• [Exercise prompt]: The listing below should be written out exactly; please include all of it.

• [Data]:

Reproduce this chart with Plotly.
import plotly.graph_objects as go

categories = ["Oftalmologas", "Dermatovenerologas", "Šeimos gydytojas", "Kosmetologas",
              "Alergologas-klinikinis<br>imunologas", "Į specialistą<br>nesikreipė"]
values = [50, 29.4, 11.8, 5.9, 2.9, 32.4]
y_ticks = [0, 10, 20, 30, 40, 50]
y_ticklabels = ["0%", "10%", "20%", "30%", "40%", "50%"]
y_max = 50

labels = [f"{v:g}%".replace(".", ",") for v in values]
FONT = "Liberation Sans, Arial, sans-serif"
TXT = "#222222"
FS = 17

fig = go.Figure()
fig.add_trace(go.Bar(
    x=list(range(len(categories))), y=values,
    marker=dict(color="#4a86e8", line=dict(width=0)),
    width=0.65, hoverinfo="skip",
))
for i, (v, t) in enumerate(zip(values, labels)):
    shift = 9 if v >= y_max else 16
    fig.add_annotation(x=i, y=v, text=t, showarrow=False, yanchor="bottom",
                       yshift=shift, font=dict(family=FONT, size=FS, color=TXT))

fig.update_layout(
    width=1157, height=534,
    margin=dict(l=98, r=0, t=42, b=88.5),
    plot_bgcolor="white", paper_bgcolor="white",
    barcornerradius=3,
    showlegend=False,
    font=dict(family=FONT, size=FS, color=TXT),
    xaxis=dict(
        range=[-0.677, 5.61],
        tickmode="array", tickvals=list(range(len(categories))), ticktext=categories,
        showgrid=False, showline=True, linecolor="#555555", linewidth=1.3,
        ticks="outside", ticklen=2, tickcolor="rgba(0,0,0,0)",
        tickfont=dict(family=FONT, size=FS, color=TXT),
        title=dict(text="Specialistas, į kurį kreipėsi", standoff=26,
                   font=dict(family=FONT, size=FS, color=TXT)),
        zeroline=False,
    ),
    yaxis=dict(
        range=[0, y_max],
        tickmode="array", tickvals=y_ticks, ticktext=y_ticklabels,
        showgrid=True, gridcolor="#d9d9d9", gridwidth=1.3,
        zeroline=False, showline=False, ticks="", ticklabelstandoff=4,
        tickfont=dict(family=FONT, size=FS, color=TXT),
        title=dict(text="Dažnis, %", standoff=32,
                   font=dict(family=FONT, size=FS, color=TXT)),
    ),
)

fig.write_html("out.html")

• [Exercise result]:
Reproduce this chart with Plotly.
import plotly.graph_objects as go

categories = ["Oftalmologas", "Dermatovenerologas", "Šeimos gydytojas", "Kosmetologas",
              "Alergologas-klinikinis<br>imunologas", "Į specialistą<br>nesikreipė"]
values = [50, 29.4, 11.8, 5.9, 2.9, 32.4]
y_ticks = [0, 10, 20, 30, 40, 50]
y_ticklabels = ["0%", "10%", "20%", "30%", "40%", "50%"]
y_max = 50

labels = [f"{v:g}%".replace(".", ",") for v in values]
FONT = "Liberation Sans, Arial, sans-serif"
TXT = "#222222"
FS = 17

fig = go.Figure()
fig.add_trace(go.Bar(
    x=list(range(len(categories))), y=values,
    marker=dict(color="#4a86e8", line=dict(width=0)),
    width=0.65, hoverinfo="skip",
))
for i, (v, t) in enumerate(zip(values, labels)):
    shift = 9 if v >= y_max else 16
    fig.add_annotation(x=i, y=v, text=t, showarrow=False, yanchor="bottom",
                       yshift=shift, font=dict(family=FONT, size=FS, color=TXT))

fig.update_layout(
    width=1157, height=534,
    margin=dict(l=98, r=0, t=42, b=88.5),
    plot_bgcolor="white", paper_bgcolor="white",
    barcornerradius=3,
    showlegend=False,
    font=dict(family=FONT, size=FS, color=TXT),
    xaxis=dict(
        range=[-0.677, 5.61],
        tickmode="array", tickvals=list(range(len(categories))), ticktext=categories,
        showgrid=False, showline=True, linecolor="#555555", linewidth=1.3,
        ticks="outside", ticklen=2, tickcolor="rgba(0,0,0,0)",
        tickfont=dict(family=FONT, size=FS, color=TXT),
        title=dict(text="Specialistas, į kurį kreipėsi", standoff=26,
                   font=dict(family=FONT, size=FS, color=TXT)),
        zeroline=False,
    ),
    yaxis=dict(
        range=[0, y_max],
        tickmode="array", tickvals=y_ticks, ticktext=y_ticklabels,
        showgrid=True, gridcolor="#d9d9d9", gridwidth=1.3,
        zeroline=False, showline=False, ticks="", ticklabelstandoff=4,
        tickfont=dict(family=FONT, size=FS, color=TXT),
        title=dict(text="Dažnis, %", standoff=32,
                   font=dict(family=FONT, size=FS, color=TXT)),
    ),
)

fig.write_html("out.html")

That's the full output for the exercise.